===== Data block =====

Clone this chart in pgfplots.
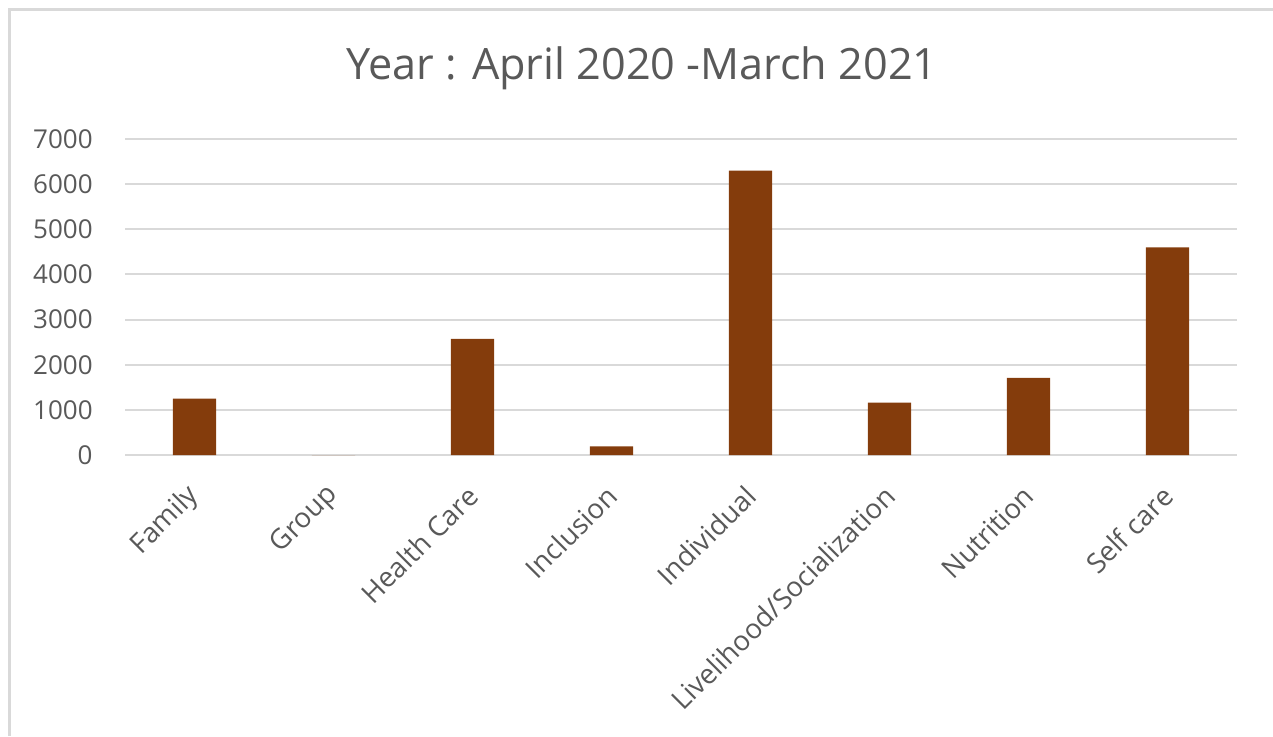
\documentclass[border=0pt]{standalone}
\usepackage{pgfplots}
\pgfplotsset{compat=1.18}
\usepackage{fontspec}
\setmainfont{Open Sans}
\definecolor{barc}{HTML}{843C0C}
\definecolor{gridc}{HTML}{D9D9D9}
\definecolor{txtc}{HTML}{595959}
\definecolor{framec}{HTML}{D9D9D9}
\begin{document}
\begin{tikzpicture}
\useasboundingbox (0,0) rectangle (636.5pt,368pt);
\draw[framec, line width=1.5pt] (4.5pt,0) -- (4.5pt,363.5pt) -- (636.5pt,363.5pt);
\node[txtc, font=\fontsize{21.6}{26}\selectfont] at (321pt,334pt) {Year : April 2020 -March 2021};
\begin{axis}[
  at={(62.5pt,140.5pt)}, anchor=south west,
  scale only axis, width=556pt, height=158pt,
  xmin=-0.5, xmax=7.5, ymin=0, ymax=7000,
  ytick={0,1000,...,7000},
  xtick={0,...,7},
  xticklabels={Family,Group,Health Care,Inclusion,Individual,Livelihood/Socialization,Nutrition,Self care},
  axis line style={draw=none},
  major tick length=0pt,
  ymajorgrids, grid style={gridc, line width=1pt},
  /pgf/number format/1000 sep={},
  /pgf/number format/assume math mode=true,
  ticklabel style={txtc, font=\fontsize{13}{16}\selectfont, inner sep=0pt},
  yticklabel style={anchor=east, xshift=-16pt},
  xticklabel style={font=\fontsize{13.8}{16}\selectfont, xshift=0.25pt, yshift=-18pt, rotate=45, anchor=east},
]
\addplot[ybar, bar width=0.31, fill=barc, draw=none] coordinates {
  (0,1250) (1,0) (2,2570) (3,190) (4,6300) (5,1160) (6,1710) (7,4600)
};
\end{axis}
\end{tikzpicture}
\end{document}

=====

• [Written request] Transcribe the full listing character for character. Pictures are excluded.

• [Full output]
Clone this chart in pgfplots.
\documentclass[border=0pt]{standalone}
\usepackage{pgfplots}
\pgfplotsset{compat=1.18}
\usepackage{fontspec}
\setmainfont{Open Sans}
\definecolor{barc}{HTML}{843C0C}
\definecolor{gridc}{HTML}{D9D9D9}
\definecolor{txtc}{HTML}{595959}
\definecolor{framec}{HTML}{D9D9D9}
\begin{document}
\begin{tikzpicture}
\useasboundingbox (0,0) rectangle (636.5pt,368pt);
\draw[framec, line width=1.5pt] (4.5pt,0) -- (4.5pt,363.5pt) -- (636.5pt,363.5pt);
\node[txtc, font=\fontsize{21.6}{26}\selectfont] at (321pt,334pt) {Year : April 2020 -March 2021};
\begin{axis}[
  at={(62.5pt,140.5pt)}, anchor=south west,
  scale only axis, width=556pt, height=158pt,
  xmin=-0.5, xmax=7.5, ymin=0, ymax=7000,
  ytick={0,1000,...,7000},
  xtick={0,...,7},
  xticklabels={Family,Group,Health Care,Inclusion,Individual,Livelihood/Socialization,Nutrition,Self care},
  axis line style={draw=none},
  major tick length=0pt,
  ymajorgrids, grid style={gridc, line width=1pt},
  /pgf/number format/1000 sep={},
  /pgf/number format/assume math mode=true,
  ticklabel style={txtc, font=\fontsize{13}{16}\selectfont, inner sep=0pt},
  yticklabel style={anchor=east, xshift=-16pt},
  xticklabel style={font=\fontsize{13.8}{16}\selectfont, xshift=0.25pt, yshift=-18pt, rotate=45, anchor=east},
]
\addplot[ybar, bar width=0.31, fill=barc, draw=none] coordinates {
  (0,1250) (1,0) (2,2570) (3,190) (4,6300) (5,1160) (6,1710) (7,4600)
};
\end{axis}
\end{tikzpicture}
\end{document}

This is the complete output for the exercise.